Supplied material →
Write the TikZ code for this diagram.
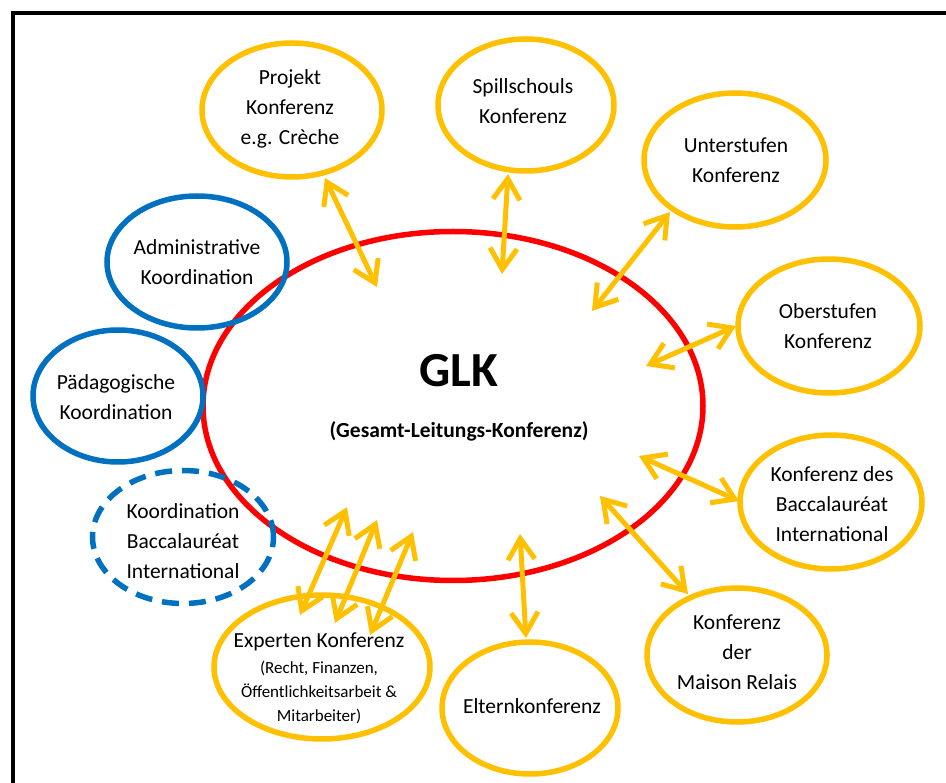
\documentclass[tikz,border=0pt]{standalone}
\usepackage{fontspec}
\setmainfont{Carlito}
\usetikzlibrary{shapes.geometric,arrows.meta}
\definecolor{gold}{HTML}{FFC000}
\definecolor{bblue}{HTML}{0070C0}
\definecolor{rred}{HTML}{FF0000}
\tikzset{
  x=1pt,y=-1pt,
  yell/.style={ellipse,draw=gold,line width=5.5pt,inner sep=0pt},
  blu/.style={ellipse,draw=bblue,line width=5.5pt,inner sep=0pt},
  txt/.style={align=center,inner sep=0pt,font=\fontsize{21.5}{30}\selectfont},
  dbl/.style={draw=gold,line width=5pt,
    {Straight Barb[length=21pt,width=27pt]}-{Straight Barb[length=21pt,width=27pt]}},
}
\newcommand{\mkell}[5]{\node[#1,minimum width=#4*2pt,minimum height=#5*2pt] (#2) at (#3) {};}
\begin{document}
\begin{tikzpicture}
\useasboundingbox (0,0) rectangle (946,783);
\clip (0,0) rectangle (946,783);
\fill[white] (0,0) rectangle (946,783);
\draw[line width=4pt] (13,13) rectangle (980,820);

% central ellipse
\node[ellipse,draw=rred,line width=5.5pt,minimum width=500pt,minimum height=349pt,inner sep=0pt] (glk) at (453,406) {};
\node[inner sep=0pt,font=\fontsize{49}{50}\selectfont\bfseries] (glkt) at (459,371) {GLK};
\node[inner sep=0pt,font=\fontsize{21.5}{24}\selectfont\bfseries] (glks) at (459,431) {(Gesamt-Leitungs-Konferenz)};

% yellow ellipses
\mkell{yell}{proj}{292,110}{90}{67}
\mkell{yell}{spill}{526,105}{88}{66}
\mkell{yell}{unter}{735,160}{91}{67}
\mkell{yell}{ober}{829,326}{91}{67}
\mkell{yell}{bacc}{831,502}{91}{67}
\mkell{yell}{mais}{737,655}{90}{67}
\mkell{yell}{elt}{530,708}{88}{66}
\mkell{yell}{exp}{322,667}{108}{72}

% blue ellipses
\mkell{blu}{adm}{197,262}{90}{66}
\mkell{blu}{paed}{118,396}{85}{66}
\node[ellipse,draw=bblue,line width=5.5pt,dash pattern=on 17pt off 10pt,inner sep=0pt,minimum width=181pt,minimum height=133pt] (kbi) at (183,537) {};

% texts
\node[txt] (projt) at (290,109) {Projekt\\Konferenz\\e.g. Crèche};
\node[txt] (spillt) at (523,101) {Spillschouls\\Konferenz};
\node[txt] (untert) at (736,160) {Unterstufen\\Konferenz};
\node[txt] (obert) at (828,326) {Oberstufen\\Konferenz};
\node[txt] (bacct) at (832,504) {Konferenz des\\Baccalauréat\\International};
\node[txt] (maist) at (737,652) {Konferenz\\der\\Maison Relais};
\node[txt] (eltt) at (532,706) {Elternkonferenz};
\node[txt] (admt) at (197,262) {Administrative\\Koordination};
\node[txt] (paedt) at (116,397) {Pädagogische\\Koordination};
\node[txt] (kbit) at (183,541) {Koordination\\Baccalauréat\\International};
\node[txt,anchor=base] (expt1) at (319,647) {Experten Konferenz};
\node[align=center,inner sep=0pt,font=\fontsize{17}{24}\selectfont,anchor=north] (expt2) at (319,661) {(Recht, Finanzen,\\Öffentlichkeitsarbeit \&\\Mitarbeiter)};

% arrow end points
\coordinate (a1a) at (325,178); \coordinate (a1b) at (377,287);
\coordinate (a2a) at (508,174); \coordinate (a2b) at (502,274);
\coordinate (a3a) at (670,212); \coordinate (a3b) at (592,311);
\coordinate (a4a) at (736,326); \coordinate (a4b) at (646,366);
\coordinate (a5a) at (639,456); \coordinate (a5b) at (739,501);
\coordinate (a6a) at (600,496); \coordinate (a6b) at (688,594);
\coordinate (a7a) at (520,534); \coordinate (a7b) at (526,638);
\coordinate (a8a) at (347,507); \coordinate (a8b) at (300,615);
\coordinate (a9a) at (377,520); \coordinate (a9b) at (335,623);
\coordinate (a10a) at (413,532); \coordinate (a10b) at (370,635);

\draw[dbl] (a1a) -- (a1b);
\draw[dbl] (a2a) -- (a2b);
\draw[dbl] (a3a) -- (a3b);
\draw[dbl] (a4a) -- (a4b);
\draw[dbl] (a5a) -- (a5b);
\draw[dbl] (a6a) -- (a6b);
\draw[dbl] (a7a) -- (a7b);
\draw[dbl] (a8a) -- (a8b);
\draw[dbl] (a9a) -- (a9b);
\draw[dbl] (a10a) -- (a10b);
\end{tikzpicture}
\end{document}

Problem details →
Write out an exact copy of the listing, first line through the line containing "(glks) at (459,431)", with the pictures left out.

Answer below →
Write the TikZ code for this diagram.
\documentclass[tikz,border=0pt]{standalone}
\usepackage{fontspec}
\setmainfont{Carlito}
\usetikzlibrary{shapes.geometric,arrows.meta}
\definecolor{gold}{HTML}{FFC000}
\definecolor{bblue}{HTML}{0070C0}
\definecolor{rred}{HTML}{FF0000}
\tikzset{
  x=1pt,y=-1pt,
  yell/.style={ellipse,draw=gold,line width=5.5pt,inner sep=0pt},
  blu/.style={ellipse,draw=bblue,line width=5.5pt,inner sep=0pt},
  txt/.style={align=center,inner sep=0pt,font=\fontsize{21.5}{30}\selectfont},
  dbl/.style={draw=gold,line width=5pt,
    {Straight Barb[length=21pt,width=27pt]}-{Straight Barb[length=21pt,width=27pt]}},
}
\newcommand{\mkell}[5]{\node[#1,minimum width=#4*2pt,minimum height=#5*2pt] (#2) at (#3) {};}
\begin{document}
\begin{tikzpicture}
\useasboundingbox (0,0) rectangle (946,783);
\clip (0,0) rectangle (946,783);
\fill[white] (0,0) rectangle (946,783);
\draw[line width=4pt] (13,13) rectangle (980,820);

% central ellipse
\node[ellipse,draw=rred,line width=5.5pt,minimum width=500pt,minimum height=349pt,inner sep=0pt] (glk) at (453,406) {};
\node[inner sep=0pt,font=\fontsize{49}{50}\selectfont\bfseries] (glkt) at (459,371) {GLK};
\node[inner sep=0pt,font=\fontsize{21.5}{24}\selectfont\bfseries] (glks) at (459,431) {(Gesamt-Leitungs-Konferenz)};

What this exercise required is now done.